In this world, North Korea’s nuclear program still advances, not because of the local balance on the peninsula alone, but because of the wider logic of U.S. power. The lesson is no longer “American troops threaten us from South Korea,” but “American power threatens regimes like ours wherever they are.” Nuclear weapons remain the ultimate insurance policy.
The third scenario is the most transformative. With the U.S. military presence reduced, the Sunshine Policy becomes not merely a gesture of engagement, but the central organizing framework for the peninsula. Seoul has greater room to maneuver, Pyongyang has fewer reasons to treat every South Korean initiative as an extension of American strategy.

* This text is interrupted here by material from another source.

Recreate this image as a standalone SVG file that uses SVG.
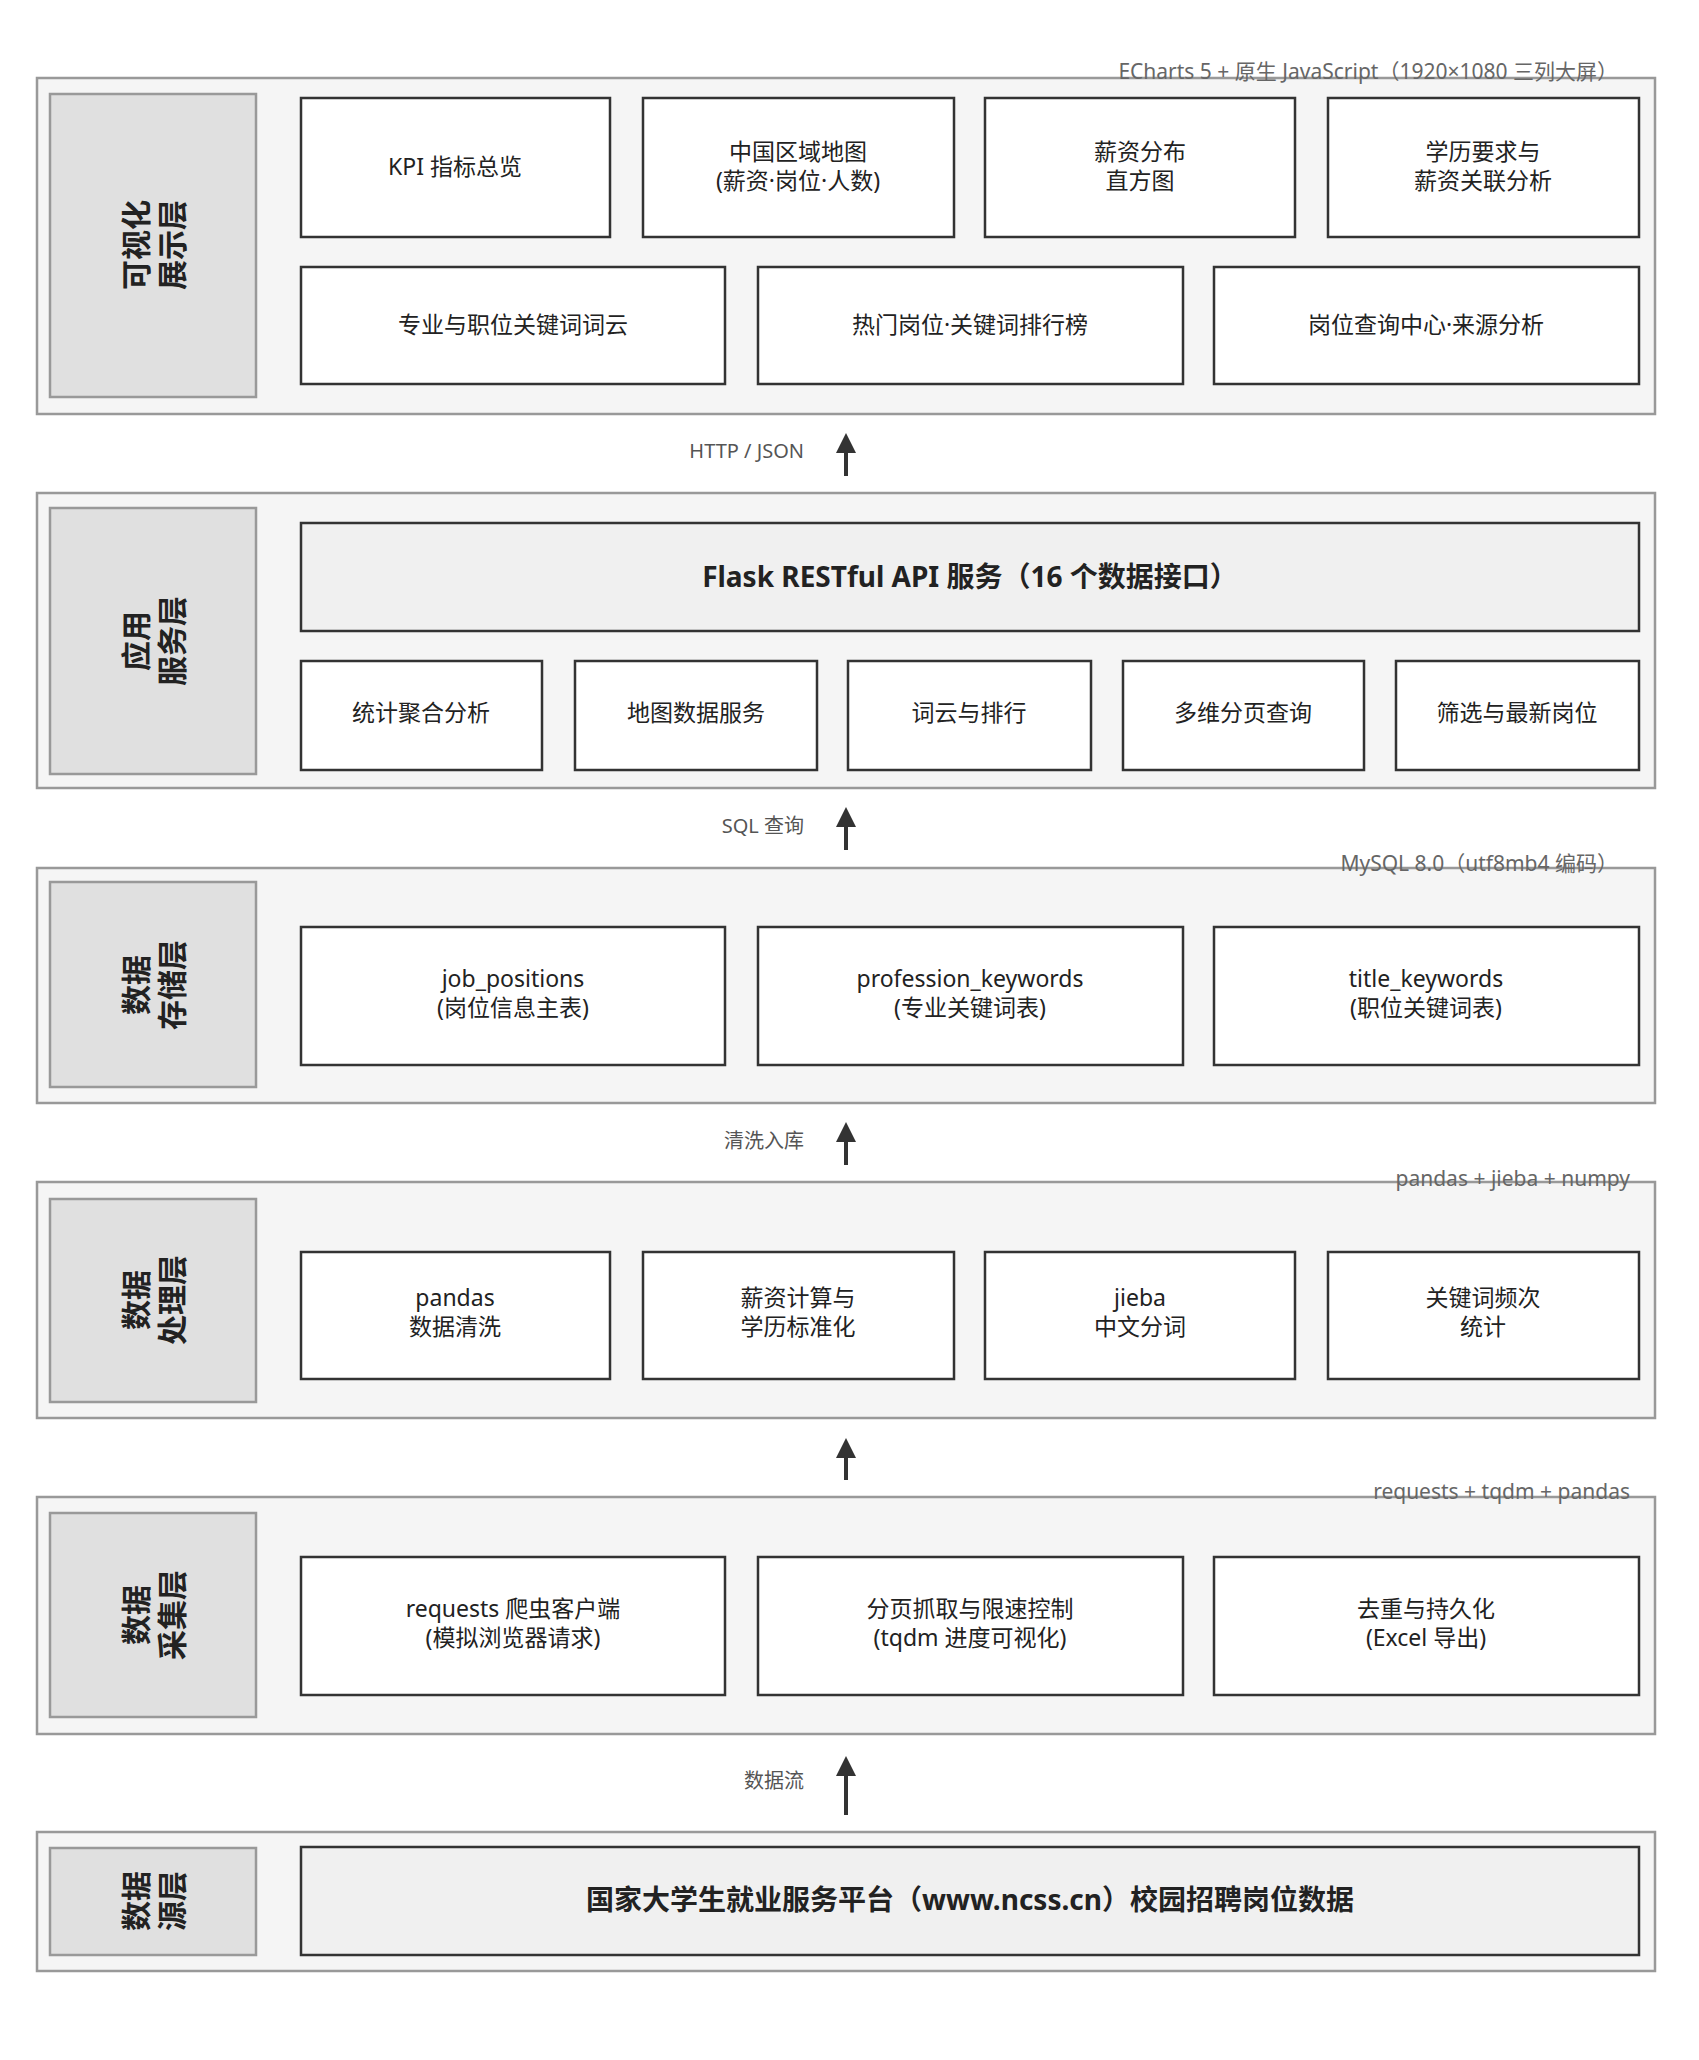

Inter-Korean cooperation expands far beyond food aid, tourism, and industrial projects. Humanitarian assistance becomes infrastructure assistance; infrastructure assistance becomes economic integration; economic integration opens space for political dialogue. This does not mean reunification arrives quickly, or that North Korea liberalizes overnight. But it does suggest a peninsula where cooperation becomes more plausible because the sense of perceived threat has been lowered. In this version, the 1990s famine becomes not only a humanitarian catastrophe, but also the opening for a very different Korean order.
Lastly, the darkest scenario. Pyongyang interprets American withdrawal not as an opportunity for coexistence, but as a fleeting strategic opening. Facing economic collapse, famine, institutional decay, and the possible erosion of regime control, the North Korean leadership concludes that time is no longer on its side. Rather than slowly weakening while South Korea grows richer and more technologically advanced, it launches a massive ground invasion as a desperate final gamble for reunification on its own terms.
The logic is brutal but historically recognizable: collapsing states sometimes become more aggressive, not less. The leadership may calculate that South Korea, deprived of direct American military backing and psychologically shocked by U.S. retrenchment, would lack the confidence or cohesion to withstand a rapid assault. In this scenario, the late 1990s become not the era of the Sunshine Policy, but the moment the Korean Peninsula plunges back into catastrophic war — not because North Korea was strong, but because it feared irreversible decline.
Now the first is a pretty nice feelgood scenario, and the last, if we add a hapless Casio watch salesman who invents a time machine, a pretty dark alt-history movie hopeful. What would really have happened? See that’s not the point. The point is to open our minds to the idea that futures start with the decisions made today. With every small decision we make today, alternative futures open up.